Although the voyage data in Lloyd's Register does not indicate it, Minerva next made two voyages as a slave ship.

1st voyage transporting enslaved people (1800–1802): Captain John Kennedy acquired a letter of marque on 9 April 1800. He sailed from Bristol on 5 May. In 1800, 133 vessels sailed from English ports, bound for the trade in enslaved people. Most of these vessels sailed from Liverpool; only three sailed from Bristol.

Minerva acquired her captives on the Windward Coast. She delivered her captives to Demerara and then sailed on to Grenada. Apparently she landed 223 captives in all.
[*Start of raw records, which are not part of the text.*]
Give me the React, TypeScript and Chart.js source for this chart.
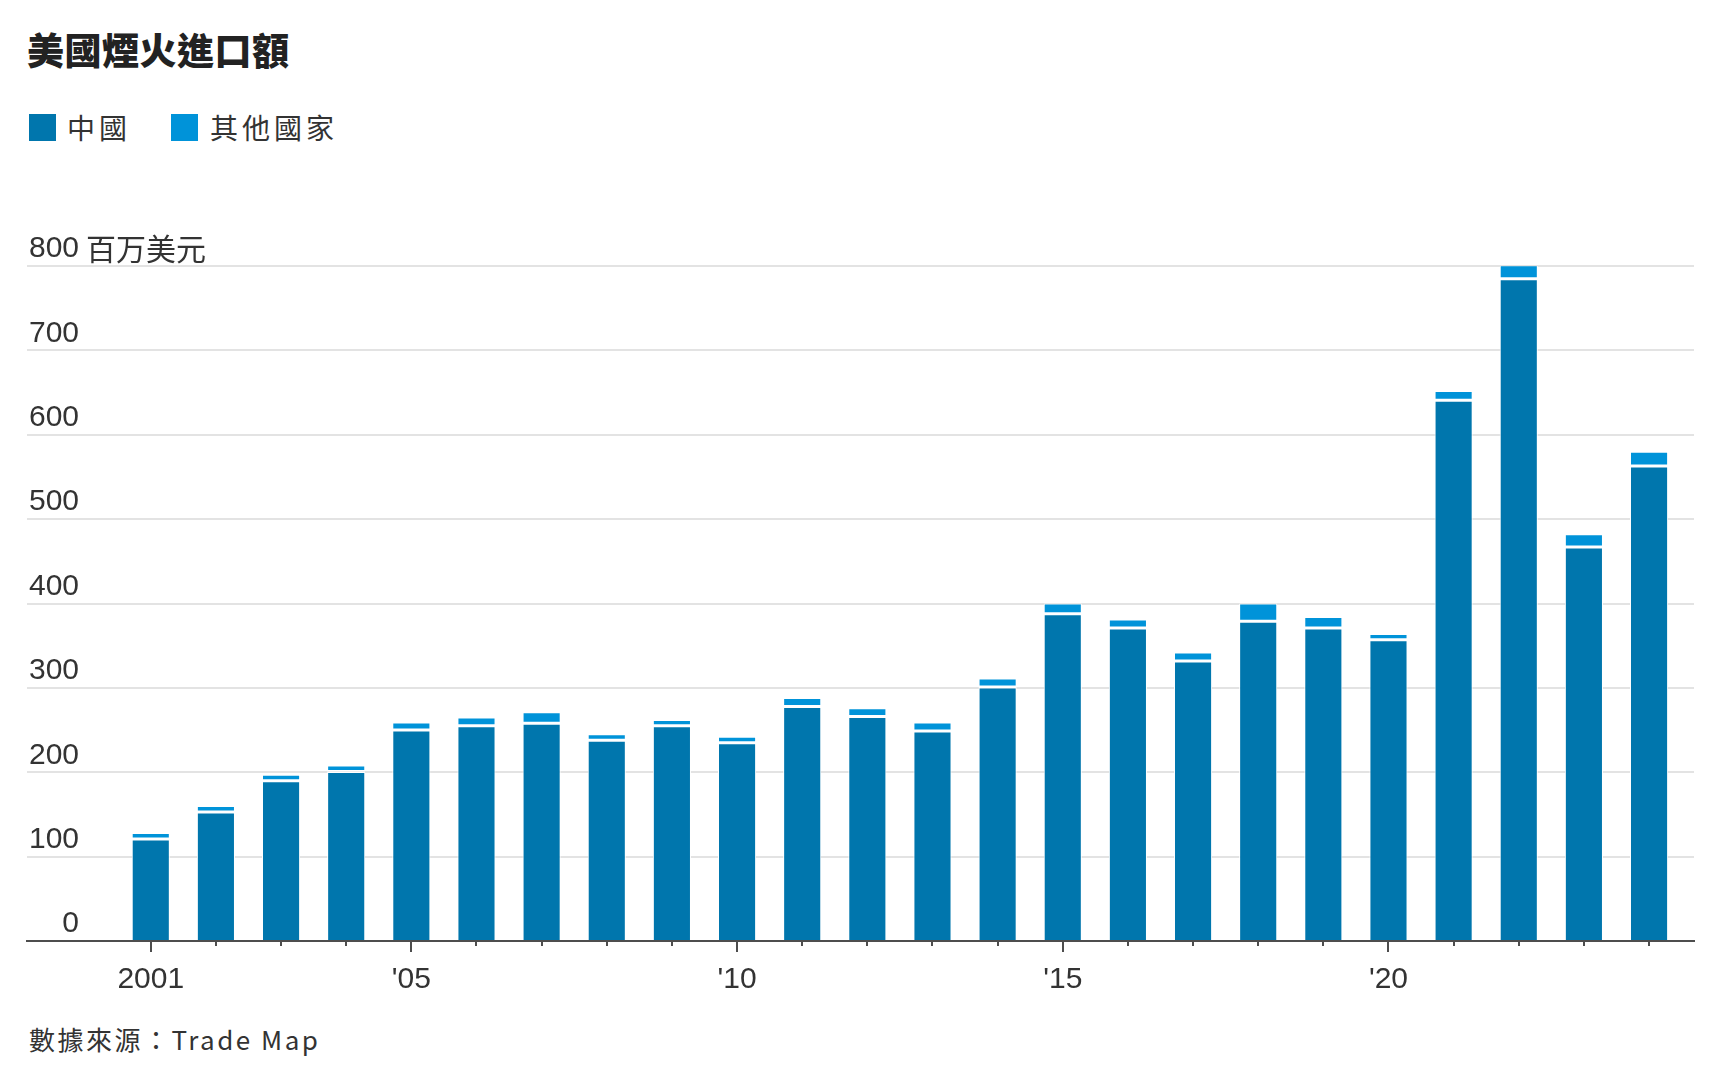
import React, { useEffect, useRef } from "react";
import { Chart, registerables } from "chart.js";

Chart.register(...registerables);

// ---- data ----
const years = [2001, 2002, 2003, 2004, 2005, 2006, 2007, 2008, 2009, 2010, 2011, 2012, 2013, 2014, 2015, 2016, 2017, 2018, 2019, 2020, 2021, 2022, 2023, 2024];
const chinaValues = [121, 153, 190, 201, 250, 255, 258, 238, 255, 235, 278, 266, 249, 301, 388, 371, 332, 379, 371, 357, 641, 785, 467, 563];
const otherValues = [7, 7, 7, 7, 9, 10, 13, 7, 7, 7, 10, 10, 10, 10, 12, 10, 10, 21, 13, 7, 11, 16, 15, 17];
const labeledYears = [2001, 2005, 2010, 2015, 2020];
const labeledText = ["2001", "'05", "'10", "'15", "'20"];
const yTicks = [0, 100, 200, 300, 400, 500, 600, 700, 800];
const yUnit = "百万美元";
const seriesNames = ["中國", "其他國家"];
const title = "美國煙火進口額";
const source = "數據來源：Trade Map";

// ---- styles ----
const CHINA_COLOR = "#0076ad";
const OTHER_COLOR = "#0093d9";
const GRID_COLOR = "#e3e3e3";
const AXIS_COLOR = "#4d4d4d";
const TEXT_COLOR = "#333333";
const NUM_FONT = '"Liberation Sans", Arial, "Noto Sans CJK SC", sans-serif';
const CJK_FONT = '"Noto Sans CJK TC", "Noto Sans CJK SC", sans-serif';
const Y_PAD = 2;
const Y_LABEL_OFFSET = -17;

const CANVAS_TOP = 190;
const CANVAS_W = 1716;
const CANVAS_H = 830;

const decorPlugin = {
  id: "decor",
  afterDraw(chart: any) {
    const { ctx } = chart;
    const x = chart.scales.x;
    const y = chart.scales.y;
    ctx.save();
    // x tick marks
    ctx.strokeStyle = AXIS_COLOR;
    ctx.lineWidth = 2;
    years.forEach((yr) => {
      const px = Math.round(x.getPixelForValue(yr));
      const len = labeledYears.includes(yr) ? 11 : 5;
      ctx.beginPath();
      ctx.moveTo(px, y.bottom);
      ctx.lineTo(px, y.bottom + len);
      ctx.stroke();
    });
    // unit after top y label
    ctx.font = `30px ${NUM_FONT}`;
    let widest = 0;
    yTicks.forEach((v) => {
      widest = Math.max(widest, ctx.measureText(String(v)).width);
    });
    const xr = y.right + Y_PAD + widest;
    const top = yTicks[yTicks.length - 1];
    ctx.font = `30px ${'"Noto Sans CJK SC", sans-serif'}`;
    ctx.fillStyle = TEXT_COLOR;
    ctx.textAlign = "left";
    ctx.textBaseline = "middle";
    ctx.fillText(yUnit, xr + 7, y.getPixelForValue(top) + Y_LABEL_OFFSET);
    ctx.restore();
  },
};

function BarChart() {
  const ref = useRef<HTMLCanvasElement | null>(null);
  useEffect(() => {
    if (!ref.current) return;
    const chart = new Chart(ref.current, {
      type: "bar",
      data: {
        datasets: [
          {
            label: seriesNames[0],
            data: years.map((yr, i) => ({ x: yr, y: chinaValues[i] })),
            backgroundColor: CHINA_COLOR,
            borderColor: "#ffffff",
            borderWidth: { top: 1.5, left: 1, right: 1, bottom: 0 },
            borderSkipped: "start",
            categoryPercentage: 1,
            barPercentage: 0.585,
          },
          {
            label: seriesNames[1],
            data: years.map((yr, i) => ({ x: yr, y: otherValues[i] })),
            backgroundColor: OTHER_COLOR,
            borderColor: "#ffffff",
            borderWidth: { top: 1, left: 1, right: 1, bottom: 1.5 },
            borderSkipped: false,
            categoryPercentage: 1,
            barPercentage: 0.585,
          },
        ],
      } as any,
      options: {
        animation: false,
        responsive: false,
        layout: { padding: { top: 76, left: 23, right: 22, bottom: 0 } },
        plugins: { legend: { display: false }, tooltip: { enabled: false } },
        scales: {
          x: {
            type: "linear",
            stacked: true,
            offset: false,
            min: 1999.1,
            max: 2024.69,
            afterBuildTicks: (scale: any) => {
              scale.ticks = years.map((v) => ({ value: v }));
            },
            afterFit: (scale: any) => {
              scale.height = 79;
            },
            grid: { display: false, drawTicks: false, offset: false },
            border: { display: true, color: AXIS_COLOR, width: 2 },
            ticks: {
              autoSkip: false,
              maxRotation: 0,
              padding: 21,
              color: TEXT_COLOR,
              font: { size: 30, family: NUM_FONT },
              callback: (v: any) => {
                const idx = labeledYears.indexOf(Number(v));
                return idx >= 0 ? labeledText[idx] : "";
              },
            },
          },
          y: {
            type: "linear",
            stacked: true,
            min: 0,
            max: 800,
            afterBuildTicks: (scale: any) => {
              scale.ticks = yTicks.map((v) => ({ value: v }));
            },
            grid: {
              color: (c: any) => (c.tick && c.tick.value === 0 ? "rgba(0,0,0,0)" : GRID_COLOR),
              lineWidth: 2,
              drawTicks: false,
            },
            border: { display: false },
            ticks: {
              mirror: true,
              crossAlign: "far",
              padding: Y_PAD,
              labelOffset: Y_LABEL_OFFSET,
              color: TEXT_COLOR,
              font: { size: 30, family: NUM_FONT },
              callback: (v: any) => String(v),
            },
          },
        },
      } as any,
      plugins: [decorPlugin],
    });
    return () => chart.destroy();
  }, []);
  return (
    <canvas
      ref={ref}
      width={CANVAS_W}
      height={CANVAS_H}
      style={{ position: "absolute", left: 0, top: CANVAS_TOP, width: CANVAS_W, height: CANVAS_H }}
    />
  );
}

export default function App() {
  const legendColors = [CHINA_COLOR, OTHER_COLOR];
  const legendSquareX = [29, 171];
  const legendTextX = [67, 210];
  return (
    <div style={{ position: "absolute", left: 0, top: 0, width: 1716, height: 1080, background: "#fff", overflow: "hidden" }}>
      <div
        style={{
          position: "absolute",
          left: 27,
          top: 31,
          fontFamily: CJK_FONT,
          fontWeight: 900,
          fontSize: 37,
          lineHeight: "37px",
          letterSpacing: 0.5,
          color: "#222",
          whiteSpace: "nowrap",
        }}
      >
        {title}
      </div>
      {seriesNames.map((name, i) => (
        <React.Fragment key={name}>
          <div
            style={{
              position: "absolute",
              left: legendSquareX[i],
              top: 114,
              width: 27,
              height: 27,
              background: legendColors[i],
            }}
          />
          <div
            style={{
              position: "absolute",
              left: legendTextX[i],
              top: 113,
              fontFamily: CJK_FONT,
              fontSize: 28,
              lineHeight: "28px",
              letterSpacing: 4,
              color: "#333",
              whiteSpace: "nowrap",
            }}
          >
            {name}
          </div>
        </React.Fragment>
      ))}
      <BarChart />
      <div
        style={{
          position: "absolute",
          left: 29,
          top: 1026,
          fontFamily: CJK_FONT,
          fontSize: 26,
          lineHeight: "26px",
          letterSpacing: 2.5,
          color: "#333",
          whiteSpace: "nowrap",
        }}
      >
        {source}
      </div>
    </div>
  );
}
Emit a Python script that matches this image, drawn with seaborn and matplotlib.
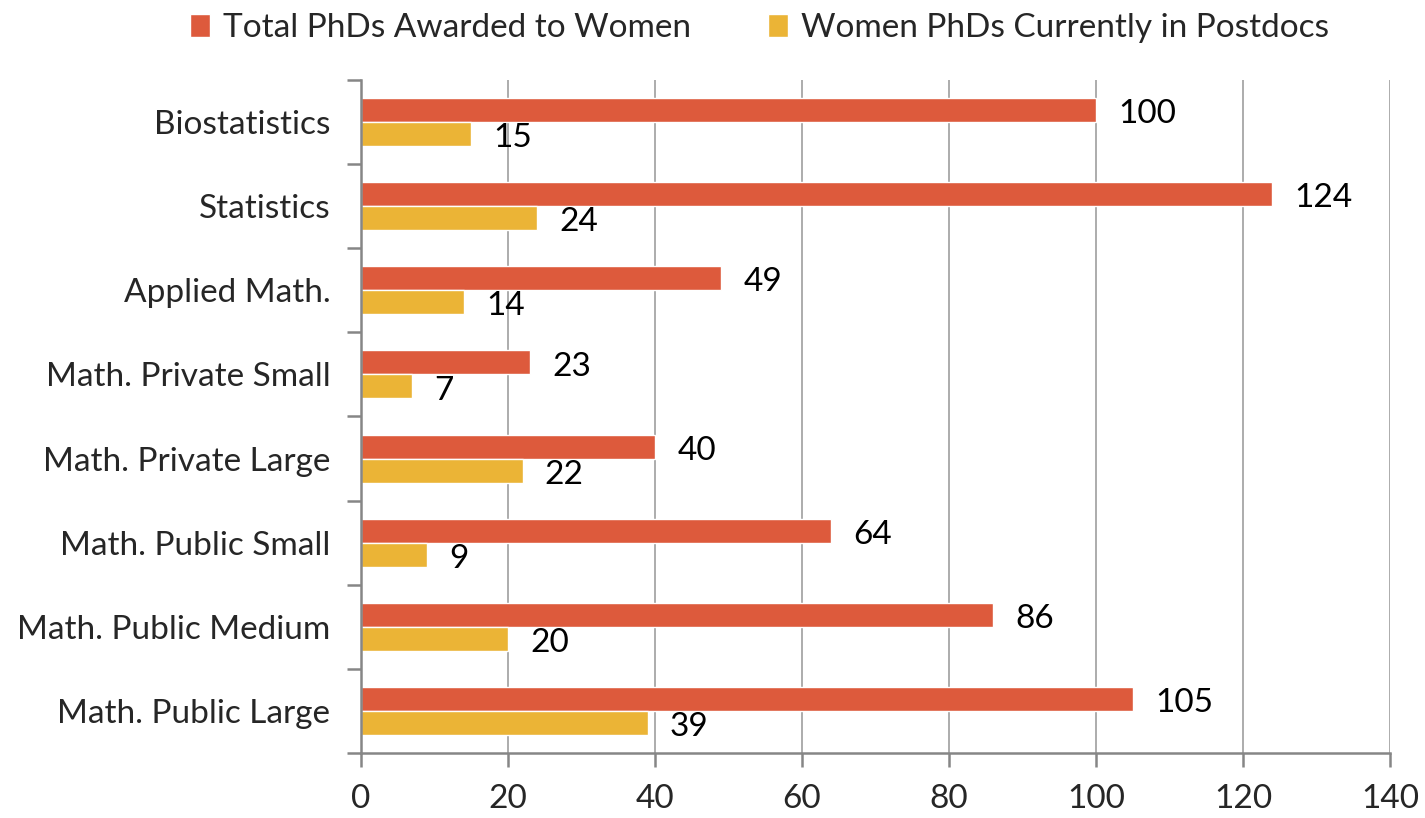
import matplotlib
matplotlib.use("Agg")
import matplotlib.pyplot as plt
import seaborn as sns
import pandas as pd
from matplotlib.ticker import FixedLocator

categories = ["Biostatistics", "Statistics", "Applied Math.", "Math. Private Small",
              "Math. Private Large", "Math. Public Small", "Math. Public Medium",
              "Math. Public Large"]
total_phds = [100, 124, 49, 23, 40, 64, 86, 105]
postdocs = [15, 24, 14, 7, 22, 9, 20, 39]
series_names = ["Total PhDs Awarded to Women", "Women PhDs Currently in Postdocs"]
colors = ["#DD5A3C", "#EBB436"]
x_ticks = [0, 20, 40, 60, 80, 100, 120, 140]

df = pd.DataFrame({
    "Category": categories * 2,
    "Value": total_phds + postdocs,
    "Series": [series_names[0]] * len(categories) + [series_names[1]] * len(categories),
})

sns.set_style("white")
plt.rcParams["font.family"] = ["Lato", "DejaVu Sans"]
FS = 24

fig = plt.figure(figsize=(14.25, 8.18), dpi=100)
ax = fig.add_axes([0.2533, 0.0795, 0.9754 - 0.2533, 0.9022 - 0.0795])

sns.barplot(data=df, y="Category", x="Value", hue="Series", orient="h",
            palette=colors, width=0.57, ax=ax, saturation=1, zorder=2,
            order=categories, hue_order=series_names)

ax.set_xlim(0, 140)
ax.set_ylim(len(categories) - 0.5, -0.5)
ax.set_xticks(x_ticks)
ax.set_xticklabels([str(v) for v in x_ticks], fontsize=FS)
ax.set_yticks(range(len(categories)))
ax.set_yticklabels(categories, fontsize=FS)
ax.set_xlabel("")
ax.set_ylabel("")

ax.grid(axis="x", color="#A6A6A6", linewidth=1.3, zorder=0)
ax.set_axisbelow(True)
for s in ["top", "right"]:
    ax.spines[s].set_visible(False)
for s in ["left", "bottom"]:
    ax.spines[s].set_color("#868686")
    ax.spines[s].set_linewidth(1.8)

ax.tick_params(axis="y", which="major", left=False, length=0, pad=22)
ax.yaxis.set_minor_locator(FixedLocator([i - 0.5 for i in range(len(categories) + 1)]))
ax.tick_params(axis="y", which="minor", left=True, length=10, width=1.8,
               color="#868686", direction="out")
ax.tick_params(axis="x", which="major", bottom=True, length=10, width=1.8,
               color="#868686", direction="out", pad=12)

for cont in ax.containers:
    ax.bar_label(cont, labels=[f"{v:g}" for v in cont.datavalues], padding=16,
                 fontsize=FS, color="black")
for t in ax.texts:
    t.set_verticalalignment("center")
    x, y = t.get_position()
    t.set_position((x, y - 3))

leg = ax.legend(loc="upper center", bbox_to_anchor=(0.533, 1.0),
                bbox_transform=fig.transFigure, ncol=2, frameon=False, fontsize=FS,
                handlelength=0.6, handleheight=0.7, handletextpad=0.4,
                columnspacing=2.3, borderaxespad=0.0)

fig.savefig("out.png", dpi=100)
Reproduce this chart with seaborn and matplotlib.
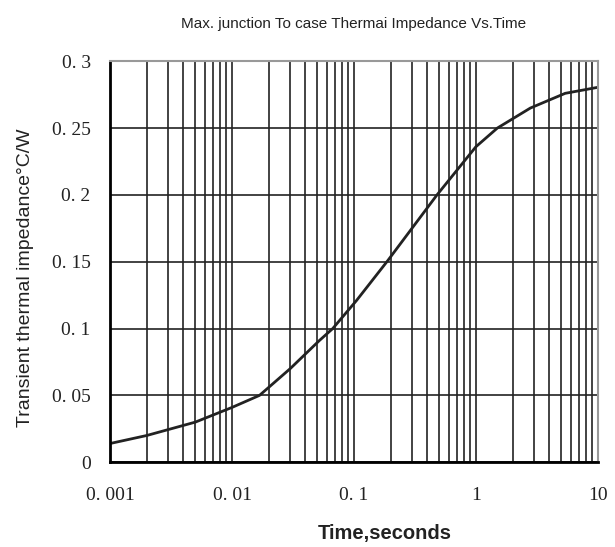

She returned to Bristol on 27 January 1802.

| Year | Master | Owner | Trade | Source & notes |
|---|---|---|---|---|
| 1802 | J.Kennedy J.Silcocks | Anderson | Bristol–Jamaica | LR; small repairs 1799 |

2nd voyage transporting enslaved people (1802–1804): Captain Joseph (or John) Silcock sailed from Bristol on 5 December 1802 bound for the Gold Coast. In 1802, 155 vessels sailed from English ports, bound for the trade in enslaved people. Most of these vessels sailed from Liverpool; again, only three sailed from Bristol.

Minerva started acquiring captives on 31 January 1803. On 13 May 1803 Lloyd's List (LL) reported that Minerva, Silcock, master, had arrived at Africa. The same report mentioned that , Coley master, had also arrived there.

Minerva, Silcock, master, sailed to the leeward and returned to the Cape Coast Castle on 23 February. She again sailed to leeward on 5 November. She arrived at Demerara on 25 February 1804, and there landed 218 captives. Advertisements described the slaves as being "Chantee" (Ashantee?), Coromantee, and Fantee. The agents for the sale were Walcott & Forrester and the sale was to begin on 2 March. Minerva arrived back at Bristol on 6 August.

| Year | Master | Owner | Trade | Source and notes |
|---|---|---|---|---|
| 1805 | J.Silcocks T.C. Williams | Anderson | Bristol–Barbados | LR; small repairs 1799 and good repair 1802 |
| 1806 | Williams | Anderson | Bristol–Barbados London | LR; small repairs 1799 and good repair 1802 |
| 1807 | Williams | Anderson | London–Barbados | LR; small repairs 1799 and good repair 1802 |

Lloyd's Register continued to carry Minerva with unchanged information to 1813. However, the Register of Shipping carried two Minervas from 1809, one launched in 1791 at Galway with Bishop, master and owner, and trade London–West Indies, and a second, launched in 1791 in Ireland, with Williams, master, Anderson, owner, and trade London–Barbados.

| Year | Master | Owner | Trade | Source and notes |
|---|---|---|---|---|
| 1809 | Bishop | Captain & Co. | London–West Indies | Register of Shipping (RS); small repair 1802 and repairs 1805 |
| 1810 | Williams | Anderson | London–Barbados | Register of Shipping (RS) |

The Register of Shipping carried both vessels to 1813 with unchanged information.

==Fate==
Neither register carried Minerva in 1814.

On 8 January 1814 the United States privateer Comet captured a vessel, believed to be Minerva, of London. Minerva was close to Barbados when she was captured. (Note: The privateer was probably the highly successful .)

Although Lloyd's Register carried 109 vessels named Minerva, only the Minerva of this article had London–Barbados as its trade. Also, no other Minerva showed a trade of London–West Indies.